═════ Recorded data ═════

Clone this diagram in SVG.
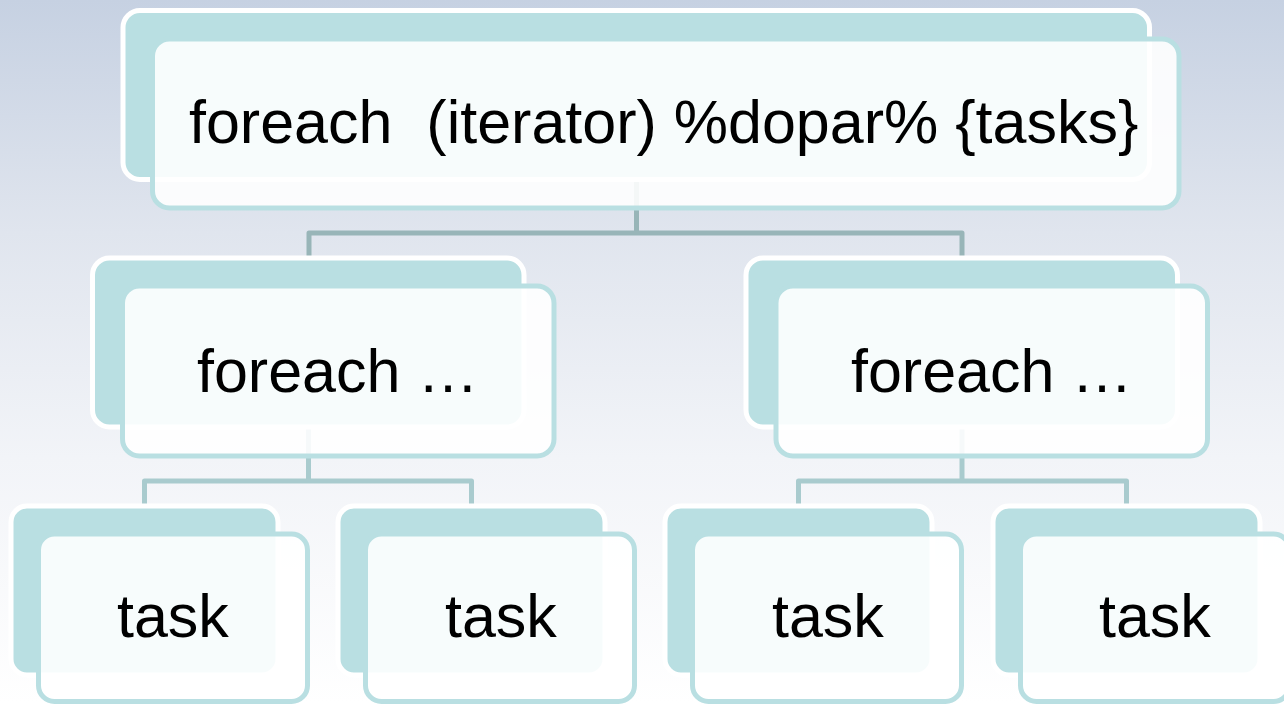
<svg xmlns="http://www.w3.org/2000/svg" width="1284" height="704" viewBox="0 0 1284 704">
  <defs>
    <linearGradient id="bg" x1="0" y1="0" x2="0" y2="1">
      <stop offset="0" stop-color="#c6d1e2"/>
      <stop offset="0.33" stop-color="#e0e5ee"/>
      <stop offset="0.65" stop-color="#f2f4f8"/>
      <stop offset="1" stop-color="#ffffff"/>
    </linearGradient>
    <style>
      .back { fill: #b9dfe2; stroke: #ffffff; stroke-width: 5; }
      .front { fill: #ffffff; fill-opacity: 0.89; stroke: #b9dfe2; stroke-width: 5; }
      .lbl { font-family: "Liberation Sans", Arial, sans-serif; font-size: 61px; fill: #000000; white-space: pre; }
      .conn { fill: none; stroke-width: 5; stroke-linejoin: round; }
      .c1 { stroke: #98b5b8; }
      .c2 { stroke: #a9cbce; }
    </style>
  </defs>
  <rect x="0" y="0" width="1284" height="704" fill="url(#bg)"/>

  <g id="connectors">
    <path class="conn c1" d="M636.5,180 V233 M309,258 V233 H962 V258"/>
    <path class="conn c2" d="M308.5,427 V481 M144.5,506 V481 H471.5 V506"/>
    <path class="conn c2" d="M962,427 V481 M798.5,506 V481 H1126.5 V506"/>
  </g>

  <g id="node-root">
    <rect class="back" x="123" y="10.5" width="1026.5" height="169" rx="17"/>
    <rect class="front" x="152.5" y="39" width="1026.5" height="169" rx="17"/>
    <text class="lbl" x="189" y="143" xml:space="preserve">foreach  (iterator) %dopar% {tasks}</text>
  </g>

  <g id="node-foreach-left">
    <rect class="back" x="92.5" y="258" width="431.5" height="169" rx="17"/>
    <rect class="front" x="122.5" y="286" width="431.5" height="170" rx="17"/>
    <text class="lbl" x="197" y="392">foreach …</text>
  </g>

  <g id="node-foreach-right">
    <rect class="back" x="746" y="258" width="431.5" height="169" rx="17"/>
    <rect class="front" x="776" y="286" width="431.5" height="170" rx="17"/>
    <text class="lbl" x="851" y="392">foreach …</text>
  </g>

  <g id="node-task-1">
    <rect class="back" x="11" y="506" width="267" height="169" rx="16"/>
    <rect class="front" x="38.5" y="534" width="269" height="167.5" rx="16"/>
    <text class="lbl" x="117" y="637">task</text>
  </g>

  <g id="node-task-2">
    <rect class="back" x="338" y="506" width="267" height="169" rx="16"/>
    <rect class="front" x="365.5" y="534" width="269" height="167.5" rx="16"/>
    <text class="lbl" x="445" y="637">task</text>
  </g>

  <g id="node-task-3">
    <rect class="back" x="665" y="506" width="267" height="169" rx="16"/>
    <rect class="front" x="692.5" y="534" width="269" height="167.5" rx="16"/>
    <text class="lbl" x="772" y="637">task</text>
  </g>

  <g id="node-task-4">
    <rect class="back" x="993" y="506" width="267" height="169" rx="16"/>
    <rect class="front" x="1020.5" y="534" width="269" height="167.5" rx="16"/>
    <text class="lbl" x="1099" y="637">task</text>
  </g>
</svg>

═════

Exercise: Every line of the data should be copied as it stands, without the images.

Answer below:
Clone this diagram in SVG.
<svg xmlns="http://www.w3.org/2000/svg" width="1284" height="704" viewBox="0 0 1284 704">
  <defs>
    <linearGradient id="bg" x1="0" y1="0" x2="0" y2="1">
      <stop offset="0" stop-color="#c6d1e2"/>
      <stop offset="0.33" stop-color="#e0e5ee"/>
      <stop offset="0.65" stop-color="#f2f4f8"/>
      <stop offset="1" stop-color="#ffffff"/>
    </linearGradient>
    <style>
      .back { fill: #b9dfe2; stroke: #ffffff; stroke-width: 5; }
      .front { fill: #ffffff; fill-opacity: 0.89; stroke: #b9dfe2; stroke-width: 5; }
      .lbl { font-family: "Liberation Sans", Arial, sans-serif; font-size: 61px; fill: #000000; white-space: pre; }
      .conn { fill: none; stroke-width: 5; stroke-linejoin: round; }
      .c1 { stroke: #98b5b8; }
      .c2 { stroke: #a9cbce; }
    </style>
  </defs>
  <rect x="0" y="0" width="1284" height="704" fill="url(#bg)"/>

  <g id="connectors">
    <path class="conn c1" d="M636.5,180 V233 M309,258 V233 H962 V258"/>
    <path class="conn c2" d="M308.5,427 V481 M144.5,506 V481 H471.5 V506"/>
    <path class="conn c2" d="M962,427 V481 M798.5,506 V481 H1126.5 V506"/>
  </g>

  <g id="node-root">
    <rect class="back" x="123" y="10.5" width="1026.5" height="169" rx="17"/>
    <rect class="front" x="152.5" y="39" width="1026.5" height="169" rx="17"/>
    <text class="lbl" x="189" y="143" xml:space="preserve">foreach  (iterator) %dopar% {tasks}</text>
  </g>

  <g id="node-foreach-left">
    <rect class="back" x="92.5" y="258" width="431.5" height="169" rx="17"/>
    <rect class="front" x="122.5" y="286" width="431.5" height="170" rx="17"/>
    <text class="lbl" x="197" y="392">foreach …</text>
  </g>

  <g id="node-foreach-right">
    <rect class="back" x="746" y="258" width="431.5" height="169" rx="17"/>
    <rect class="front" x="776" y="286" width="431.5" height="170" rx="17"/>
    <text class="lbl" x="851" y="392">foreach …</text>
  </g>

  <g id="node-task-1">
    <rect class="back" x="11" y="506" width="267" height="169" rx="16"/>
    <rect class="front" x="38.5" y="534" width="269" height="167.5" rx="16"/>
    <text class="lbl" x="117" y="637">task</text>
  </g>

  <g id="node-task-2">
    <rect class="back" x="338" y="506" width="267" height="169" rx="16"/>
    <rect class="front" x="365.5" y="534" width="269" height="167.5" rx="16"/>
    <text class="lbl" x="445" y="637">task</text>
  </g>

  <g id="node-task-3">
    <rect class="back" x="665" y="506" width="267" height="169" rx="16"/>
    <rect class="front" x="692.5" y="534" width="269" height="167.5" rx="16"/>
    <text class="lbl" x="772" y="637">task</text>
  </g>

  <g id="node-task-4">
    <rect class="back" x="993" y="506" width="267" height="169" rx="16"/>
    <rect class="front" x="1020.5" y="534" width="269" height="167.5" rx="16"/>
    <text class="lbl" x="1099" y="637">task</text>
  </g>
</svg>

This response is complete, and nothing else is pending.